Beijing responded positively to Duterte's toned down remarks on the disputes and the ruling, offering Manila $24 billion worth of investments when Duterte visited China in October last year.

China also resumed its importation of Philippine-produced agricultural products, such as pineapples and bananas, aside from the multi-billion dollar loans it offered.

Former Solicitor General Florin Hilbay, who argued the Philippines' case before the tribunal, said in a message Wednesday that the first anniversary of the tribunal's award "marks a year of disappointment after disappointment after our victory at The Hague."

"The current administration seems to have adopted a policy of defeatism and a mindset of non-enforcement of the award. Filipinos haven't seen any forward movement for the Philippines and there has been no pushback against China's continued aggression," he said.

Jay Batongbacal, director of the University of the Philippines' Institute for Maritime Affairs and Law of the Sea, warned of several points of no return in Duterte's policies towards China.

Batongbacal cited the environmental damage that China is causing in its reclaimed areas in the South China Sea, as well as the creeping militarization of those areas.

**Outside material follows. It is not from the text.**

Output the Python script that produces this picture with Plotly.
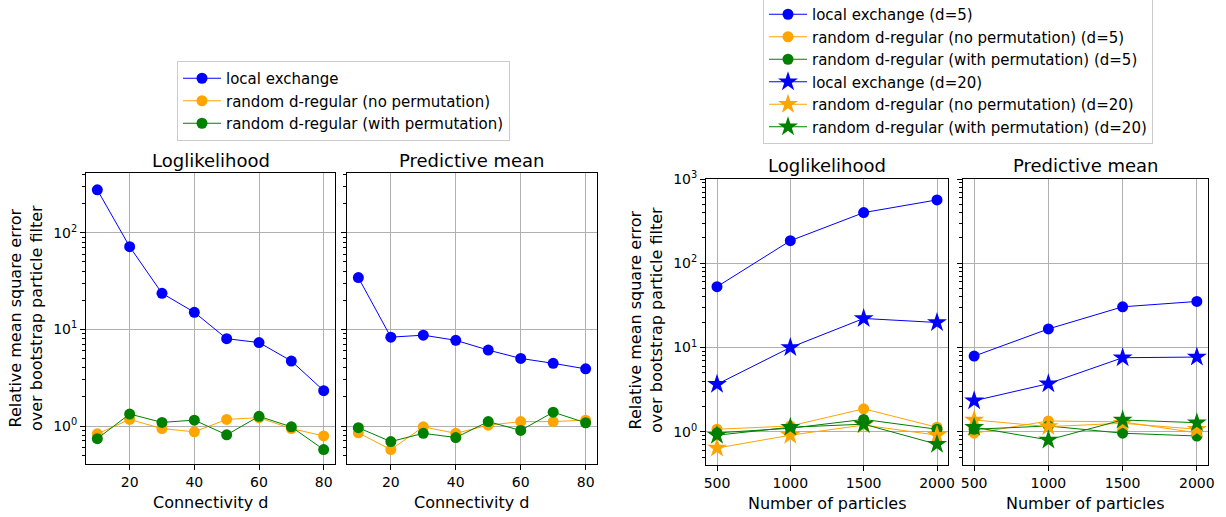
import plotly.graph_objects as go

# ---------------- data ----------------
connectivity = [10, 20, 30, 40, 50, 60, 70, 80]
ll_local = [277, 71.6, 23.6, 15.0, 8.0, 7.3, 4.7, 2.32]
ll_noperm = [0.83, 1.17, 0.94, 0.87, 1.17, 1.22, 0.94, 0.79]
ll_perm = [0.74, 1.33, 1.09, 1.15, 0.81, 1.26, 0.98, 0.57]
pm_local = [34.3, 8.3, 8.7, 7.7, 6.1, 5.0, 4.45, 3.9]
pm_noperm = [0.85, 0.57, 0.98, 0.84, 1.02, 1.11, 1.11, 1.15]
pm_perm = [0.96, 0.69, 0.84, 0.76, 1.11, 0.90, 1.39, 1.08]

particles = [500, 1000, 1500, 2000]
ll_local_d5 = [52.7, 185, 399, 565]
ll_noperm_d5 = [1.07, 1.17, 1.87, 1.13]
ll_perm_d5 = [0.97, 1.10, 1.40, 1.07]
ll_local_d20 = [3.66, 10.0, 22.1, 19.8]
ll_noperm_d20 = [0.64, 0.91, 1.20, 0.91]
ll_perm_d20 = [0.91, 1.13, 1.23, 0.71]
pm_local_d5 = [7.9, 16.6, 30.4, 35.2]
pm_noperm_d5 = [0.96, 1.34, 1.31, 0.97]
pm_perm_d5 = [1.07, 1.17, 0.96, 0.89]
pm_local_d20 = [2.33, 3.72, 7.56, 7.7]
pm_noperm_d20 = [1.38, 1.15, 1.26, 1.07]
pm_perm_d20 = [1.13, 0.80, 1.38, 1.28]

names = ["local exchange", "random d-regular (no permutation)", "random d-regular (with permutation)"]
colors = ["blue", "orange", "green"]
panel_titles = ["Loglikelihood", "Predictive mean"]
ylabel = "Relative mean square error<br>over bootstrap particle filter"
xlabel_left = "Connectivity d"
xlabel_right = "Number of particles"

W, H = 1226, 517
FONT = "DejaVu Sans"

def px(x):
    return x / W

def py(y):
    return 1 - y / H

fig = go.Figure()

def add(x, y, name, color, xa, ya, symbol, size, legend, show):
    fig.add_trace(go.Scatter(
        x=x, y=y, mode="lines+markers", name=name,
        line=dict(color=color, width=1),
        marker=dict(color=color, symbol=symbol, size=size, line=dict(width=0)),
        xaxis=xa, yaxis=ya, legend=legend, showlegend=show))

left_sets = [
    ("x", "y", [ll_local, ll_noperm, ll_perm], True),
    ("x2", "y2", [pm_local, pm_noperm, pm_perm], False),
]
for xa, ya, series, show in left_sets:
    for s, n, c in zip(series, names, colors):
        add(connectivity, s, n, c, xa, ya, "circle", 11, "legend", show)

right_sets = [
    ("x3", "y3", [ll_local_d5, ll_noperm_d5, ll_perm_d5], [ll_local_d20, ll_noperm_d20, ll_perm_d20], True),
    ("x4", "y4", [pm_local_d5, pm_noperm_d5, pm_perm_d5], [pm_local_d20, pm_noperm_d20, pm_perm_d20], False),
]
for xa, ya, s5, s20, show in right_sets:
    for s, n, c in zip(s5, names, colors):
        add(particles, s, n + " (d=5)", c, xa, ya, "circle", 11, "legend2", show)
    for s, n, c in zip(s20, names, colors):
        add(particles, s, n + " (d=20)", c, xa, ya, "star", 15, "legend2", show)

grid = "#b0b0b0"

def xaxis(dom, rng, tickvals, anchor):
    return dict(domain=[px(dom[0]), px(dom[1])], range=rng, anchor=anchor,
                tickvals=tickvals, ticks="outside", ticklen=5, tickwidth=1, tickcolor="black",
                showline=True, mirror=True, linecolor="black", linewidth=1,
                showgrid=True, gridcolor=grid, gridwidth=0.8, zeroline=False, automargin=False,
                tickfont=dict(family=FONT, size=14, color="black"))

def yaxis(dom, rng, anchor, labels):
    return dict(domain=[py(dom[1]), py(dom[0])], type="log", range=rng, anchor=anchor,
                tickvals=[1, 10, 100, 1000],
                ticktext=["10<sup>0</sup>", "10<sup>1</sup>", "10<sup>2</sup>", "10<sup>3</sup>"],
                showticklabels=labels,
                ticks="outside", ticklen=5, tickwidth=1, tickcolor="black",
                minor=dict(ticks="outside", ticklen=3, tickwidth=0.8, tickcolor="black",
                           dtick="D1", showgrid=False),
                showline=True, mirror=True, linecolor="black", linewidth=1,
                showgrid=True, gridcolor=grid, gridwidth=0.8, zeroline=False, automargin=False,
                tickfont=dict(family=FONT, size=14, color="black"))

yl = [-0.393, 2.617]
yr = [-0.395, 3.0]
fig.update_layout(
    width=W, height=H, margin=dict(l=0, r=0, t=0, b=0, pad=0, autoexpand=False),
    paper_bgcolor="white", plot_bgcolor="white",
    font=dict(family=FONT, color="black"),
    xaxis=xaxis((86, 335), [6.5, 83.5], [20, 40, 60, 80], "y"),
    xaxis2=xaxis((347, 597), [6.5, 83.5], [20, 40, 60, 80], "y2"),
    xaxis3=xaxis((706, 948), [425, 2075], [500, 1000, 1500, 2000], "y3"),
    xaxis4=xaxis((963, 1208), [425, 2075], [500, 1000, 1500, 2000], "y4"),
    yaxis=yaxis((173, 464), yl, "x", True),
    yaxis2=yaxis((173, 464), yl, "x2", False),
    yaxis3=yaxis((179, 465), yr, "x3", True),
    yaxis4=yaxis((179, 465), yr, "x4", False),
    legend=dict(x=px(177), y=py(61), xanchor="left", yanchor="top", itemwidth=38,
                bordercolor="#cccccc", borderwidth=1, bgcolor="white",
                font=dict(family=FONT, size=15, color="black"), tracegroupgap=0),
    legend2=dict(x=px(763), y=py(-3), xanchor="left", yanchor="top", itemwidth=38,
                 bordercolor="#cccccc", borderwidth=1, bgcolor="white",
                 font=dict(family=FONT, size=15, color="black"), tracegroupgap=0),
)

ann = []
title_pos = [((86, 335), 160), ((347, 597), 160), ((706, 948), 165), ((963, 1208), 165)]
for i, ((x0, x1), yc) in enumerate(title_pos):
    ann.append(dict(text=panel_titles[i % 2], x=px((x0 + x1) / 2), y=py(yc), xref="paper", yref="paper",
                    showarrow=False, xanchor="center", yanchor="middle",
                    font=dict(family=FONT, size=18, color="black")))
xl_pos = [((86, 335), 502, xlabel_left), ((347, 597), 502, xlabel_left),
          ((706, 948), 503, xlabel_right), ((963, 1208), 503, xlabel_right)]
for (x0, x1), yc, t in xl_pos:
    ann.append(dict(text=t, x=px((x0 + x1) / 2), y=py(yc), xref="paper", yref="paper",
                    showarrow=False, xanchor="center", yanchor="middle",
                    font=dict(family=FONT, size=16, color="black")))
for xc, yc in [(26, 318), (646, 320)]:
    ann.append(dict(text=ylabel, x=px(xc), y=py(yc), xref="paper", yref="paper",
                    showarrow=False, xanchor="center", yanchor="middle", textangle=-90,
                    font=dict(family=FONT, size=16, color="black")))
fig.update_layout(annotations=ann)

fig.write_html("out.html", config={"displayModeBar": False},
               post_script="document.body.style.margin='0';document.body.style.overflow='hidden';")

"If it is in respect with militarization, again we are rapidly reaching that point because I think the only thing left for the islands is, first, the activation of the air defense, and second, the basing of actual assets," he said during a forum in Manila hosted by ADR Institute, a local independent think-tank.

Senior Associate Justice Antonio Carpio, who was also part of the Philippine delegation to The Hague, warned of resources being depleted in the areas claimed by the Philippines.

"If China completes its third naval base in the Scarborough Shoal and physically controls the South China Sea and starts extracting the gas, oil, fish and everything there, then when they exhaust it. That is the point of no return," Carpio said, adding that the Philippines would not be able to reacquire what China has taken.

Roilo Golez, a former Philippine national security adviser, told the same forum that the most worrying aspect of the president's approach is that it may lead to the Philippines' forfeiting its legal territorial claim.

"I'm worried because some people are saying that if we temporize too much on asserting our rights under the arbitral tribunal ruling, we might lose by default," he said.

In Beijing, Chinese Foreign Ministry spokesman Geng Shuang told a press conference that bilateral ties between China and the Philippines are "recovering across the board" and both sides are putting efforts into "friendly cooperation in many fields."

The Japanese government's top spokesman reiterated Wednesday the need for the parties involved to abide by the ruling.

"We want to emphasize the importance of making efforts based on international law toward resolving disputes," Chief Cabinet Secretary Yoshihide Suga told a press conference.

Suga said Japan is highly supportive of U.S. "freedom of navigation" exercises, in which U.S. vessels have sailed close to islands and reefs claimed by China in the South China Sea, but has no plans for the Japanese Self-Defense Forces to join in the exercises.